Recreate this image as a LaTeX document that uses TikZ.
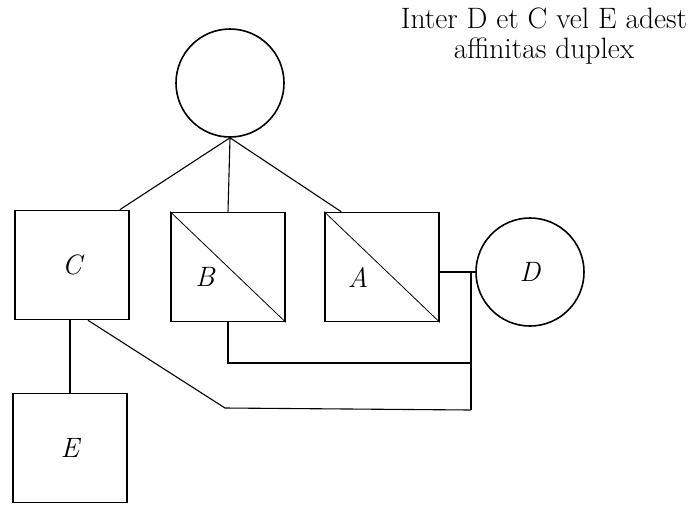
\documentclass[tikz,border=0pt]{standalone}
\usepackage{tikz}
\usetikzlibrary{calc}

\begin{document}
\begin{tikzpicture}[
    x=1pt, y=-1pt,
    font=\fontsize{28}{30}\selectfont,
    male/.style={draw, line width=1.6pt, minimum width=114pt, minimum height=109pt, inner sep=0pt},
    female/.style={draw, circle, line width=1.6pt, minimum size=108pt, inner sep=0pt},
    tag/.style={font=\fontsize{28}{30}\selectfont\itshape},
    wire/.style={line width=1.1pt},
    slash/.style={line width=0.8pt}
  ]
    \useasboundingbox (0,0) rectangle (695,504);
    \node[female] (pater) at (230,83) {};
    \node[male, tag] (C) at (72,265) {C};
    \node[male] (B) at (228,267) {};
    \node[male] (A) at (382,267) {};
    \node[female, tag] (D) at (530,272) {D};
    \node[male, tag] (E) at (70,448) {E};
    \node[tag] (Blab) at (205,277) {B};
    \node[tag] (Alab) at (358,277) {A};
    \node[align=center, font=\fontsize{29.5}{30}\selectfont] (note) at (544,36)
      {Inter D et C vel E adest\\affinitas duplex};
    % crossed squares
    \draw[slash] (B.north west) -- (B.south east);
    \draw[slash] (A.north west) -- (A.south east);
    % descent from the top
    \draw[wire] (pater.south) -- ([xshift=-10pt]C.north east);
    \draw[wire] (pater.south) -- (B.north);
    \draw[wire] (pater.south) -- ([xshift=17pt]A.north west);
    \draw[wire] (C.south -| E.north) -- (E.north);
    % links to D
    \coordinate (railtop) at (471,272);
    \coordinate (railbot) at (471,410);
    \coordinate (knee) at (225,408);
    \draw[wire] (A.east |- D.west) -- (D.west);
    \draw[wire] (railtop) -- (railbot);
    \draw[wire] (B.south) |- (471,363);
    \draw[wire] ([xshift=16pt]C.south) -- (knee) -- (railbot);
\end{tikzpicture}
\end{document}
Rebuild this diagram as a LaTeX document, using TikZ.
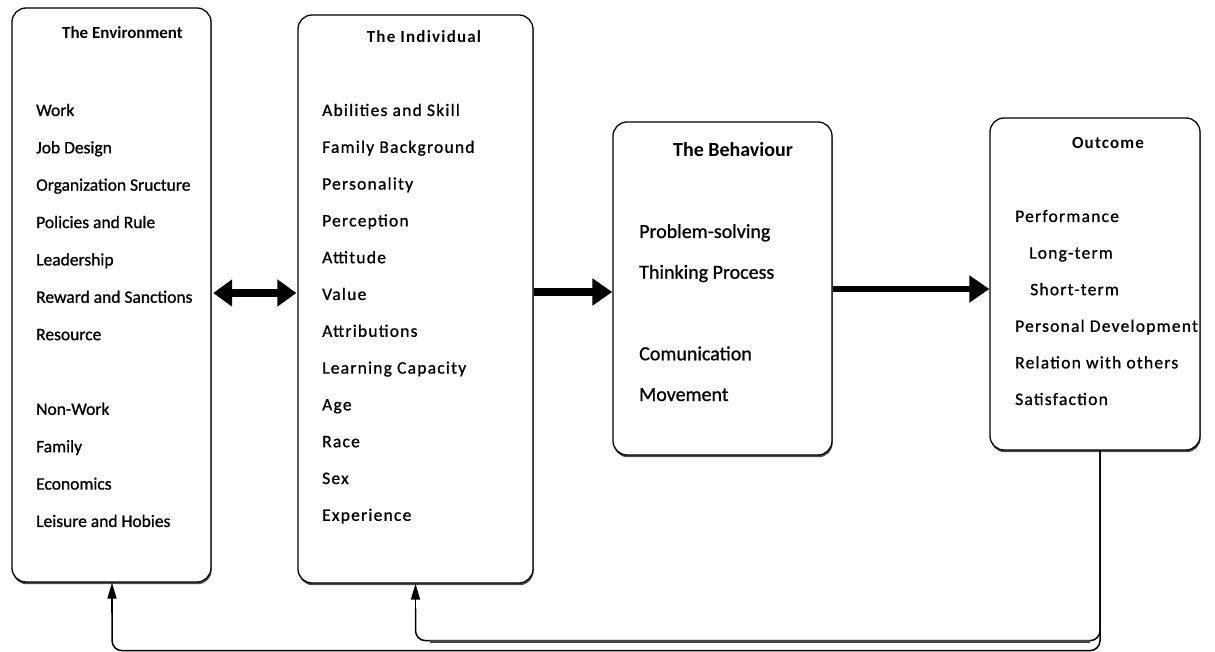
\documentclass[tikz,border=0pt]{standalone}
\usepackage{fontspec}
\setmainfont{Carlito}
\usetikzlibrary{arrows.meta,shadows,calc}

\begin{document}
\begin{tikzpicture}[x=1pt,y=-1pt,
  panel/.style={draw=black, line width=1.3pt, rounded corners=14pt, fill=white,
    inner sep=0pt, drop shadow={shadow xshift=0.6pt, shadow yshift=-2.2pt, fill=black!70, opacity=1}},
  title/.style={inner sep=0pt, anchor=base, font=\bfseries\fontsize{17}{20}\selectfont},
  item/.style={inner sep=0pt, anchor=base west, font=\fontsize{17.5}{20}\selectfont\addfontfeature{FakeBold=0.9}},
  spaced/.style={font=\fontsize{17.5}{20}\selectfont\addfontfeature{LetterSpace=7,FakeBold=0.9}},
  bigitem/.style={font=\fontsize{20}{23}\selectfont\addfontfeature{FakeBold=0.9}},
  heavy/.style={line width=#1, -{Triangle[length=20pt,width=26pt]}},
  twoway/.style={line width=8pt, {Triangle[length=19pt,width=26pt]}-{Triangle[length=19pt,width=26pt]}},
  fback/.style={line width=1.5pt, rounded corners=10pt},
  fbtip/.style={line width=1.5pt, -{Triangle[length=16pt,width=9pt]}}
]
\useasboundingbox (0,0) rectangle (1215,652);

% the four panels
\node[panel, minimum width=199pt, minimum height=574pt] (env) at (111.5,295) {};
\node[panel, minimum width=235pt, minimum height=568pt] (ind) at (415.5,299) {};
\node[panel, minimum width=219pt, minimum height=333pt] (beh) at (722.5,288.5) {};
\node[panel, minimum width=210pt, minimum height=332pt] (out) at (1095,284) {};

% titles
\node[title] (env-title) at (122.5,39) {The Environment};
\node[title, font=\bfseries\fontsize{17}{20}\selectfont\addfontfeature{LetterSpace=7}] (ind-title) at (424,43) {The Individual};
\node[title, font=\bfseries\fontsize{20}{23}\selectfont] (beh-title) at (733,157) {The Behaviour};
\node[title, font=\bfseries\fontsize{17}{20}\selectfont\addfontfeature{LetterSpace=7}] (out-title) at (1108,149) {Outcome};

% environment factors
\foreach \t/\k in {Work/0, Job Design/1, Organization Sructure/2, Policies and Rule/3,
    Leadership/4, Reward and Sanctions/5, Resource/6, Non-Work/8, Family/9,
    Economics/10, Leisure and Hobies/11}
  \node[item] (env-\k) at (36,116+37.36*\k) {\t};

% individual factors
\foreach \t/\k in {Abilities and Skill/0, Family Background/1, Personality/2, Perception/3,
    Attitude/4, Value/5, Attributions/6, Learning Capacity/7, Age/8, Race/9, Sex/10,
    Experience/11}
  \node[item, spaced] (ind-\k) at (322,116+36.8*\k) {\t};

% behaviour
\foreach \t/\k in {Problem-solving/0, Thinking Process/1, Comunication/3, Movement/4}
  \node[item, bigitem] (beh-\k) at (639,238+40.75*\k) {\t};

% outcomes
\foreach \t/\k/\dx in {Performance/0/0, Long-term/1/14, Short-term/2/15,
    Personal Development/3/0, Relation with others/4/0, Satisfaction/5/0}
  \node[item, spaced] (out-\k) at (1015+\dx,222+36.6*\k) {\t};

% main flow
\coordinate (flowA) at (0,293);
\coordinate (flowB) at (0,292);
\coordinate (flowC) at (0,289);
\draw[twoway] ($(env.east |- flowA)+(1.5,0)$) -- ($(ind.west |- flowA)+(-1,0)$);
\draw[heavy=8pt] (ind.east |- flowB) -- (beh.west |- flowB);
\draw[heavy=6.5pt] (beh.east |- flowC) -- (out.west |- flowC);

% feedback loops: rounded runs, then straight end pieces carrying the tips
\coordinate (fb) at ($(out.south)+(5,0)$);
\coordinate (envrise) at ($(env.south)+(0.5,30)$);
\coordinate (indrise) at ($(ind.south)+(0,25)$);
\draw[fback] (fb) |- ($(env.south)+(0.5,68)$) -- (envrise);
\draw[fback] (fb) |- ($(ind.south)+(0,57)$) -- (indrise);
\draw[fbtip] (envrise) -- ($(env.south)+(0.5,0)$);
\draw[fbtip] (indrise) -- (ind.south);
\draw[line width=3.6pt, black!72] ($(ind.south)+(14,58)$) -- ($(fb)+(-10,191)$);
\end{tikzpicture}
\end{document}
——————————
*Problem to work on:*
Take the lines from the one holding "Rebuild this diagram" to the one holding "(0,0) rectangle (1215,652);", both lines included, and give them again exactly, with no pictures.

*Answer for this exercise:*
Rebuild this diagram as a LaTeX document, using TikZ.
\documentclass[tikz,border=0pt]{standalone}
\usepackage{fontspec}
\setmainfont{Carlito}
\usetikzlibrary{arrows.meta,shadows,calc}

\begin{document}
\begin{tikzpicture}[x=1pt,y=-1pt,
  panel/.style={draw=black, line width=1.3pt, rounded corners=14pt, fill=white,
    inner sep=0pt, drop shadow={shadow xshift=0.6pt, shadow yshift=-2.2pt, fill=black!70, opacity=1}},
  title/.style={inner sep=0pt, anchor=base, font=\bfseries\fontsize{17}{20}\selectfont},
  item/.style={inner sep=0pt, anchor=base west, font=\fontsize{17.5}{20}\selectfont\addfontfeature{FakeBold=0.9}},
  spaced/.style={font=\fontsize{17.5}{20}\selectfont\addfontfeature{LetterSpace=7,FakeBold=0.9}},
  bigitem/.style={font=\fontsize{20}{23}\selectfont\addfontfeature{FakeBold=0.9}},
  heavy/.style={line width=#1, -{Triangle[length=20pt,width=26pt]}},
  twoway/.style={line width=8pt, {Triangle[length=19pt,width=26pt]}-{Triangle[length=19pt,width=26pt]}},
  fback/.style={line width=1.5pt, rounded corners=10pt},
  fbtip/.style={line width=1.5pt, -{Triangle[length=16pt,width=9pt]}}
]
\useasboundingbox (0,0) rectangle (1215,652);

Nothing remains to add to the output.